**Instruction:** Nothing outside the lines from the one containing "Generate a Python" through the one containing "plt.rcParams['font.family'] = ['Liberation" should be copied, and no pictures either. Copy those lines exactly.

**Material for this exercise:**
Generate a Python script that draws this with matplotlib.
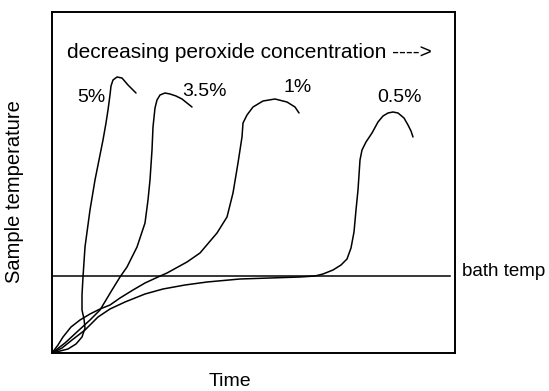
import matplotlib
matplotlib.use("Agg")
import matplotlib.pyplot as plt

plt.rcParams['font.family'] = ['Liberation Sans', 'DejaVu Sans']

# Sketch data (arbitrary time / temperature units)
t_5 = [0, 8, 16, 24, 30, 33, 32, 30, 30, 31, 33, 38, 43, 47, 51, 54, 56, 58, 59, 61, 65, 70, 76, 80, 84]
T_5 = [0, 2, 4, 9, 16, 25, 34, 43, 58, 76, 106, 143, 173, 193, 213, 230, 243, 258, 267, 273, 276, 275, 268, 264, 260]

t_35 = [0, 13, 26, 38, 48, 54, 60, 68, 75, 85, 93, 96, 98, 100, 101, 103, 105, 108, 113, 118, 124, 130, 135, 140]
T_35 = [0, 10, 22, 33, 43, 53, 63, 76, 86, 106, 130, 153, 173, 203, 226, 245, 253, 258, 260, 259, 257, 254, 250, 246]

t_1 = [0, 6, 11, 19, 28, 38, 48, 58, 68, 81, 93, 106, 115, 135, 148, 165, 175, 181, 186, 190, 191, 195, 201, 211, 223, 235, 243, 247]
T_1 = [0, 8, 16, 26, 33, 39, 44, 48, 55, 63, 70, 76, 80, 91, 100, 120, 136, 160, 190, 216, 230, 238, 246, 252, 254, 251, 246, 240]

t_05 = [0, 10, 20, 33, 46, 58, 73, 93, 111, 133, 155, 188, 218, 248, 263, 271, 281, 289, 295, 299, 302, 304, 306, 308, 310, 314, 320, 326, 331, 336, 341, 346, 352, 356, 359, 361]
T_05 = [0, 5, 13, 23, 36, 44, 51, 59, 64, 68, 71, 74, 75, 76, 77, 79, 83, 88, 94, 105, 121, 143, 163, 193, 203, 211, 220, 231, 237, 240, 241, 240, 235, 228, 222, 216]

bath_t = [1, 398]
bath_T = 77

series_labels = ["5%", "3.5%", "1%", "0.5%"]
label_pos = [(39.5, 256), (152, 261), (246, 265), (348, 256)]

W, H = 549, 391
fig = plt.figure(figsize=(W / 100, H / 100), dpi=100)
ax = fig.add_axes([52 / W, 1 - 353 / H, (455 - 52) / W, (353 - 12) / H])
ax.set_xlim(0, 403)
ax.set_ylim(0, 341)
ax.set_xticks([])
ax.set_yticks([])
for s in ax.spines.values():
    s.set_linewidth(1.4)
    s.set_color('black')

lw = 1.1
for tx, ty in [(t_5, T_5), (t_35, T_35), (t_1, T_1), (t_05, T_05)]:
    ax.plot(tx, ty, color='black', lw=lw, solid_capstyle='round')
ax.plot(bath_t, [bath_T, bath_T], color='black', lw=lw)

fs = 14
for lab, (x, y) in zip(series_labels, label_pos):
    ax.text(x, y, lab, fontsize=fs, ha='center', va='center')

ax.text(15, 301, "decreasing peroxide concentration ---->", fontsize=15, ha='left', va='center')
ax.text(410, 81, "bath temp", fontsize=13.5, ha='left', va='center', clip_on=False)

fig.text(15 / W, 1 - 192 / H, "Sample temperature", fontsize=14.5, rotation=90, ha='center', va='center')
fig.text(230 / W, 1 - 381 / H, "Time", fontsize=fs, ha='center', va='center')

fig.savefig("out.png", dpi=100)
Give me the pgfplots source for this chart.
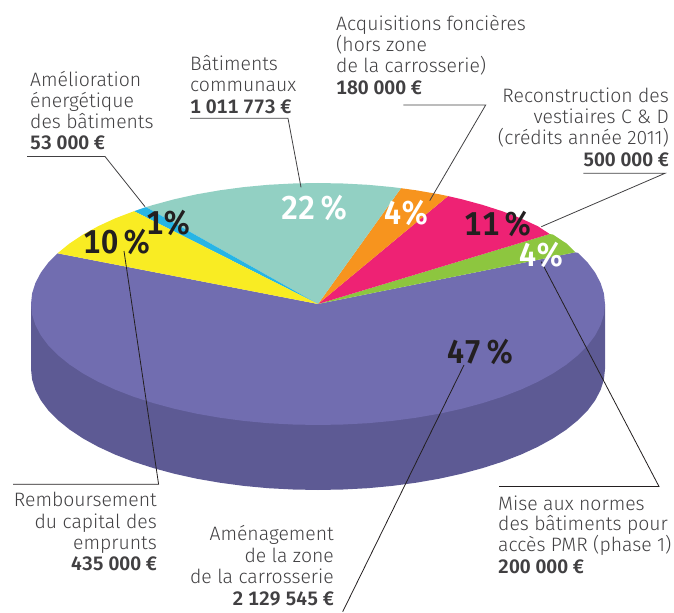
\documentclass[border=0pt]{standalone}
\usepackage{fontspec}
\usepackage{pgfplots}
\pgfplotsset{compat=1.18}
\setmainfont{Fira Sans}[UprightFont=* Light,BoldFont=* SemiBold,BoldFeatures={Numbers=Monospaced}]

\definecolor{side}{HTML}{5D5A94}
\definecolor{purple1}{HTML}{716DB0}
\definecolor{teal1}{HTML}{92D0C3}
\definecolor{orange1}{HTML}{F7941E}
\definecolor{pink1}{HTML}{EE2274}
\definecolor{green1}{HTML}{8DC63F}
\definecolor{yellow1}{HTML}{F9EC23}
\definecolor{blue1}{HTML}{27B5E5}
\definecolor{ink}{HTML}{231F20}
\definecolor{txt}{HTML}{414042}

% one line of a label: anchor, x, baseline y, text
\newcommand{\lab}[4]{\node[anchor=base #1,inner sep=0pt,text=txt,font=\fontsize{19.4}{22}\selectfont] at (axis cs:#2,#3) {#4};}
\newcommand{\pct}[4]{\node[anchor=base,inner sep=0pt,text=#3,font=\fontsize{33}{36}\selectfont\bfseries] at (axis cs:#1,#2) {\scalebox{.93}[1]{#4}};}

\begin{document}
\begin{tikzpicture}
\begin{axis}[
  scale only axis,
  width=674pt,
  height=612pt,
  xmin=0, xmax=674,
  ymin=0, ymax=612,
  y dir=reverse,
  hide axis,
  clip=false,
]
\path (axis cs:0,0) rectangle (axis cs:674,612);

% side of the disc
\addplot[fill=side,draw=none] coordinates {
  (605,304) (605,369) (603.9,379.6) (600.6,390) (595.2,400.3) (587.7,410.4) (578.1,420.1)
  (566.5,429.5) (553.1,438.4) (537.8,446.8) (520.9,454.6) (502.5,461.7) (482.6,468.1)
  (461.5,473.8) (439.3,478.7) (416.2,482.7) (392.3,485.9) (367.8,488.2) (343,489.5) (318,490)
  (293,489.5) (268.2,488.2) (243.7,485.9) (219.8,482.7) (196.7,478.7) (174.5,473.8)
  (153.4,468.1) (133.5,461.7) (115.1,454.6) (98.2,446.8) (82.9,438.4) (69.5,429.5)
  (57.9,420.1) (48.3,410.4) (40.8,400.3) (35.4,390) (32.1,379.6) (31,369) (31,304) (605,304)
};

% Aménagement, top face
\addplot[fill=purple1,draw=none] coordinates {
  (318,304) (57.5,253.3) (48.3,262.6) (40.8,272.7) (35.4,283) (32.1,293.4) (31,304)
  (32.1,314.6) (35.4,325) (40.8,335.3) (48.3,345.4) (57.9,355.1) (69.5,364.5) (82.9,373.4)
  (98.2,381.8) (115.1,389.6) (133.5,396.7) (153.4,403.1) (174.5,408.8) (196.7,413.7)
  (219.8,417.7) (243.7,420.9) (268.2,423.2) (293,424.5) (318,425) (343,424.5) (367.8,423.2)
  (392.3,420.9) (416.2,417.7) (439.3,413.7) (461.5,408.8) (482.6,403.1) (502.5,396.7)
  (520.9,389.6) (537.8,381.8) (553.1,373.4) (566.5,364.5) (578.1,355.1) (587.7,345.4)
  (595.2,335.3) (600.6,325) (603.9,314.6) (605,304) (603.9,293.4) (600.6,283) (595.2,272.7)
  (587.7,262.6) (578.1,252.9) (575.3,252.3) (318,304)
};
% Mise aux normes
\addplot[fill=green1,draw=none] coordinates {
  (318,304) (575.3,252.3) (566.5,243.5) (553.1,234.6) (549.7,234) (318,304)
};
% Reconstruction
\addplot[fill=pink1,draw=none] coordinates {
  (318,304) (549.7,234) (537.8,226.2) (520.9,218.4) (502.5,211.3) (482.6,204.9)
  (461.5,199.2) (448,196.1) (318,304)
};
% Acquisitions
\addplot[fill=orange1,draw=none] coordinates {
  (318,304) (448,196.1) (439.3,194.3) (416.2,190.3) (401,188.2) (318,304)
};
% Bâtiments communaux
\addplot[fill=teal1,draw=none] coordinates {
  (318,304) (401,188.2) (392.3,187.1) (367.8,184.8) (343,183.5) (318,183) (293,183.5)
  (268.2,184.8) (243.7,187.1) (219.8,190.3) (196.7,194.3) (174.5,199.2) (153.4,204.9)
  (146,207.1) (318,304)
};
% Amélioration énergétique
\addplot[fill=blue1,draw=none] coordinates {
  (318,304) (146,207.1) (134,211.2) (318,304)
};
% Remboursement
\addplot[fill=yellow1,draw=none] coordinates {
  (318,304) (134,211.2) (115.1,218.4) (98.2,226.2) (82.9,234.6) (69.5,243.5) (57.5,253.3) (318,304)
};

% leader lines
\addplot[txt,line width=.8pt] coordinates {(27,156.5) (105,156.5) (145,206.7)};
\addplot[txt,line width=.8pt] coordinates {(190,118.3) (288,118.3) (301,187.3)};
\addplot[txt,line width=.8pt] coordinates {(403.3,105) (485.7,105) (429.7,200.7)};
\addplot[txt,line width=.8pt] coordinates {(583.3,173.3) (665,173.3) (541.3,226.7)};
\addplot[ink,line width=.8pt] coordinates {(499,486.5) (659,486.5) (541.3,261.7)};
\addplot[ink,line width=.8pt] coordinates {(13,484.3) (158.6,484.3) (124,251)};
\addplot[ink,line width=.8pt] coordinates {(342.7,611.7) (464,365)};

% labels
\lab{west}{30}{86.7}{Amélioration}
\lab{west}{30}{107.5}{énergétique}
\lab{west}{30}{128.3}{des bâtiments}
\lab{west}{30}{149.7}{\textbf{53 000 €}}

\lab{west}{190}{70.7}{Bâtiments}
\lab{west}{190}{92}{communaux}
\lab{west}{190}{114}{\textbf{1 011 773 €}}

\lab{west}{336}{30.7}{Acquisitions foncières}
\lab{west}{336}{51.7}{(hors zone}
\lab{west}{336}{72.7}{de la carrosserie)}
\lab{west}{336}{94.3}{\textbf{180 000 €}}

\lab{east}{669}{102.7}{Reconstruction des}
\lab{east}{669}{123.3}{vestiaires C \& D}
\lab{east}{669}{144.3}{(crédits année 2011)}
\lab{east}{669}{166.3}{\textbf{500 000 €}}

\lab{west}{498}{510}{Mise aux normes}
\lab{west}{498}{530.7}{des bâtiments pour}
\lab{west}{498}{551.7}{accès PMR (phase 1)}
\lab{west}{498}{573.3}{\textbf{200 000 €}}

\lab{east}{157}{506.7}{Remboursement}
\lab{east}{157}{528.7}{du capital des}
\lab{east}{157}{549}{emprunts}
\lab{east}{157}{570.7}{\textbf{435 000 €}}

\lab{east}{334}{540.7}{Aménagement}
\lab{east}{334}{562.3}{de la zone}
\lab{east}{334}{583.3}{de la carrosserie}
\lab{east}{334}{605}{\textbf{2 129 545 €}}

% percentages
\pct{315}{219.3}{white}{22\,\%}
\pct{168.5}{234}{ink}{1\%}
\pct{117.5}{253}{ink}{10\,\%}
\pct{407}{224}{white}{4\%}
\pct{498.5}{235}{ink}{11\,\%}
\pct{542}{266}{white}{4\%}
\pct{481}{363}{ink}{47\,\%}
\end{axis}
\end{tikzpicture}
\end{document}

* * *

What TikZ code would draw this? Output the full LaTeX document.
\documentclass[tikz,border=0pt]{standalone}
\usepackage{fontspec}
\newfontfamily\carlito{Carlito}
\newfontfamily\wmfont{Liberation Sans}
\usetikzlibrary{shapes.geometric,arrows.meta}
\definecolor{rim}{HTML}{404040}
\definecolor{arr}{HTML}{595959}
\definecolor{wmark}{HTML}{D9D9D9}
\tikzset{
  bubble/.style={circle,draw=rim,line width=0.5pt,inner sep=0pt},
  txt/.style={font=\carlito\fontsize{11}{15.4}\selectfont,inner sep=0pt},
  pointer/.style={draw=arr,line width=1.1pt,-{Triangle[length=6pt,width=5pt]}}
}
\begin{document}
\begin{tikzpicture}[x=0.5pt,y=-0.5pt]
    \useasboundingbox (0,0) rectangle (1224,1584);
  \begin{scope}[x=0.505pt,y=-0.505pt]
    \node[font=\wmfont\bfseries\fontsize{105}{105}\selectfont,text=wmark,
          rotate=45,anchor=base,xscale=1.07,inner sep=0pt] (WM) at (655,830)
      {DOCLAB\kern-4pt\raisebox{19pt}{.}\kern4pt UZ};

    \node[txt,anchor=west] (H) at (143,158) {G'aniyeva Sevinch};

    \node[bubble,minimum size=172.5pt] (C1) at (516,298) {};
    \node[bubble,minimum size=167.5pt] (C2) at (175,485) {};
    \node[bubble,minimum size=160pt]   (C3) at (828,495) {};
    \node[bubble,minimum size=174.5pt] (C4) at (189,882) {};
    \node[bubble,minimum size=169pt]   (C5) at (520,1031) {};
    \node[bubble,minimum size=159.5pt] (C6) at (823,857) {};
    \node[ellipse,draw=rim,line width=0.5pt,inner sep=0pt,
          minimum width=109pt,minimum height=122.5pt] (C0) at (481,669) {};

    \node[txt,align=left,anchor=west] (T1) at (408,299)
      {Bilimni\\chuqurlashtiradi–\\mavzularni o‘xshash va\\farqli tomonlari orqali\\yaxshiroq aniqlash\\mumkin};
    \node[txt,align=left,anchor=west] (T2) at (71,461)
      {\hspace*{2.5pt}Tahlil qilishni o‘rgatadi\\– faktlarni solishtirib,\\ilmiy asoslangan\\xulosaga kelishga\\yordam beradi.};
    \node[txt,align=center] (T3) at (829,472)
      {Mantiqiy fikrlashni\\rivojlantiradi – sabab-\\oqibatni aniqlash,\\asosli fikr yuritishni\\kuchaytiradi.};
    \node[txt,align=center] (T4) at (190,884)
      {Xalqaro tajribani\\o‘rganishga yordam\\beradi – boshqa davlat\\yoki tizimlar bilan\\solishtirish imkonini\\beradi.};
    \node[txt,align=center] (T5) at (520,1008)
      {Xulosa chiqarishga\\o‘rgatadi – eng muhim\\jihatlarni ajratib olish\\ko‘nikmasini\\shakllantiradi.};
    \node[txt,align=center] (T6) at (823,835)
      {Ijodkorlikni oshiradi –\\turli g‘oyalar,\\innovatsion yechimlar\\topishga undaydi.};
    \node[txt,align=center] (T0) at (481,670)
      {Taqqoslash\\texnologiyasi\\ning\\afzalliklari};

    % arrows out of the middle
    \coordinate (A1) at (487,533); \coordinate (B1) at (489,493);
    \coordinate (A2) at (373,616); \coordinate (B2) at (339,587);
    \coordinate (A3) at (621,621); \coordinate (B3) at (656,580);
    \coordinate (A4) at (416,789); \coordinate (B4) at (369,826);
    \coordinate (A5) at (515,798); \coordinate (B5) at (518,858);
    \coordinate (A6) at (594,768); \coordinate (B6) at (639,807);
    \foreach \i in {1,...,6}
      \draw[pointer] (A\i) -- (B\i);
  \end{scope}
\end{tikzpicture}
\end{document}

...

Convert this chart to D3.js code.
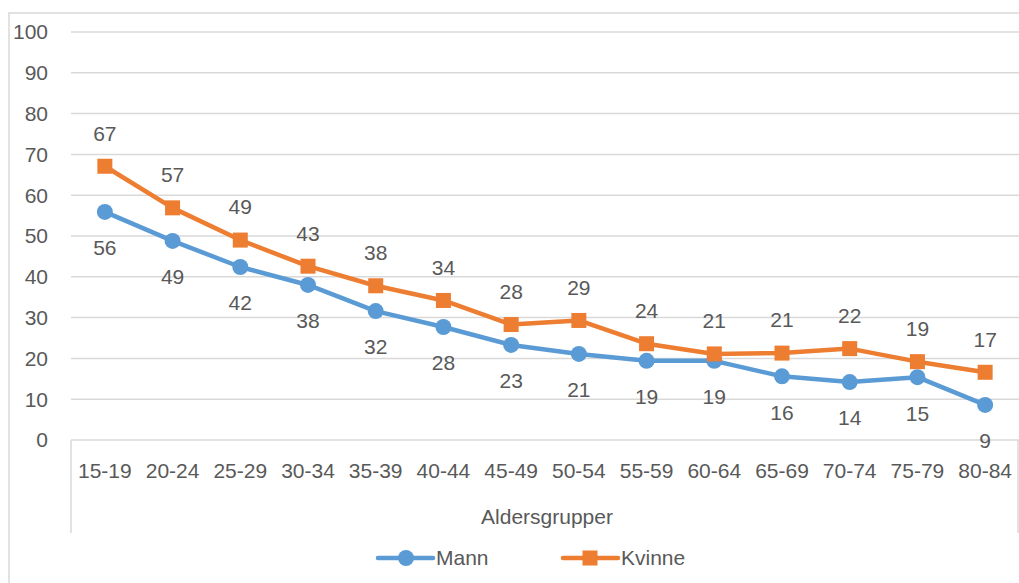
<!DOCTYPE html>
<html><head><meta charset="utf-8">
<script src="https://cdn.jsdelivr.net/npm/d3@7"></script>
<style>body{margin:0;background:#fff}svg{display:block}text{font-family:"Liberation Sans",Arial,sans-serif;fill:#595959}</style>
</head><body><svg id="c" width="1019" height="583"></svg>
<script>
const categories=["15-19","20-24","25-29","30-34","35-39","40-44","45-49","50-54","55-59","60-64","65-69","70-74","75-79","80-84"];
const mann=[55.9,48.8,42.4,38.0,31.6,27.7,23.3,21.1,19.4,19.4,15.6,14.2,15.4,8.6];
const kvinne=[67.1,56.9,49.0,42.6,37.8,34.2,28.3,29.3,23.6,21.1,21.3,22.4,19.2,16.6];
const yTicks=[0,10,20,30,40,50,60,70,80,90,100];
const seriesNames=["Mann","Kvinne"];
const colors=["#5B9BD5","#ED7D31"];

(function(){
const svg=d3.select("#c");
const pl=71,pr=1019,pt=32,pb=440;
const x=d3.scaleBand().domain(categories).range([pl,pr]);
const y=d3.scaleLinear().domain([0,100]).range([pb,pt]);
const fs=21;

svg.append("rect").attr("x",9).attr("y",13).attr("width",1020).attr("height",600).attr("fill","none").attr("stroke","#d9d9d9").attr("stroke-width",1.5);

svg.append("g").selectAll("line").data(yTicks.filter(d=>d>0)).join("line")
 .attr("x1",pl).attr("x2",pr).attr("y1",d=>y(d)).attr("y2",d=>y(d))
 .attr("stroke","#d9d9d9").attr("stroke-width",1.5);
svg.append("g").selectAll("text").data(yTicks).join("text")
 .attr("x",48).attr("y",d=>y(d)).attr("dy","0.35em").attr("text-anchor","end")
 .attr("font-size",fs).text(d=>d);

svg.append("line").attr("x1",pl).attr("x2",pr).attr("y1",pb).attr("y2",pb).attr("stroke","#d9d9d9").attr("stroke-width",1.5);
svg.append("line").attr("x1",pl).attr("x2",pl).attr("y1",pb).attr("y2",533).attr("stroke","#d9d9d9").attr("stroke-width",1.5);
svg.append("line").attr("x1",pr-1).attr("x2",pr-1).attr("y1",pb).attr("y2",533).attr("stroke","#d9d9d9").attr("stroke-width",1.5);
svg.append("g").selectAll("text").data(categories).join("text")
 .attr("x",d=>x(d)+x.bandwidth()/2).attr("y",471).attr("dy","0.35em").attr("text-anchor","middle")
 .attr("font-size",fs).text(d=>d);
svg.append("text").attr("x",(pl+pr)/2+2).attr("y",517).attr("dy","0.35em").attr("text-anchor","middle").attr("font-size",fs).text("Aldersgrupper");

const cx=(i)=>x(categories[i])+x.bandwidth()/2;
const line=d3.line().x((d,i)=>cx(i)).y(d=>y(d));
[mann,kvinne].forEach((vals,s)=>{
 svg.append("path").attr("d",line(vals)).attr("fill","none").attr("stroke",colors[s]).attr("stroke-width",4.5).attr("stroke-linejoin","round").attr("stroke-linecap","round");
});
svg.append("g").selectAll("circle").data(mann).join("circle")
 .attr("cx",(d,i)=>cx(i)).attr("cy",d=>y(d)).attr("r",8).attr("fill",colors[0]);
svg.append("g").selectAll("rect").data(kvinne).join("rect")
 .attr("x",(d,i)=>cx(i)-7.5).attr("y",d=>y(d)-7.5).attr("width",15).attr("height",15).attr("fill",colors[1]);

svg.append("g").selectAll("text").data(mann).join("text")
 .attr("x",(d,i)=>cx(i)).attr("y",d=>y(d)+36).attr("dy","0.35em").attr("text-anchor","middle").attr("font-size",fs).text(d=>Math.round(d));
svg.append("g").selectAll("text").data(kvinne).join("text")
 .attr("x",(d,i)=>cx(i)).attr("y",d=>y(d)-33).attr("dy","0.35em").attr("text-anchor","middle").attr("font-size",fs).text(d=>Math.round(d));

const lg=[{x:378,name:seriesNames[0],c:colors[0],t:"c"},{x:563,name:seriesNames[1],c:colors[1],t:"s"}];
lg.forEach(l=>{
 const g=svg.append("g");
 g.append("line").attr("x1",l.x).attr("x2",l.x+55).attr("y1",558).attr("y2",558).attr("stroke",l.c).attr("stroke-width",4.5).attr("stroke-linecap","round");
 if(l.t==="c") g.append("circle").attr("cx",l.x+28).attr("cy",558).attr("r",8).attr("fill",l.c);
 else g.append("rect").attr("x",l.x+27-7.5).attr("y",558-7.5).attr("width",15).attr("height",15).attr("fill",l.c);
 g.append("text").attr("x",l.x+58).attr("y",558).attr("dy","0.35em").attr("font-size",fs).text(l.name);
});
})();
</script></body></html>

**Response:**
Generate a Python script that draws this with matplotlib.
import matplotlib
matplotlib.use("Agg")
import matplotlib.pyplot as plt

plt.rcParams['font.family'] = ['Liberation Sans', 'DejaVu Sans']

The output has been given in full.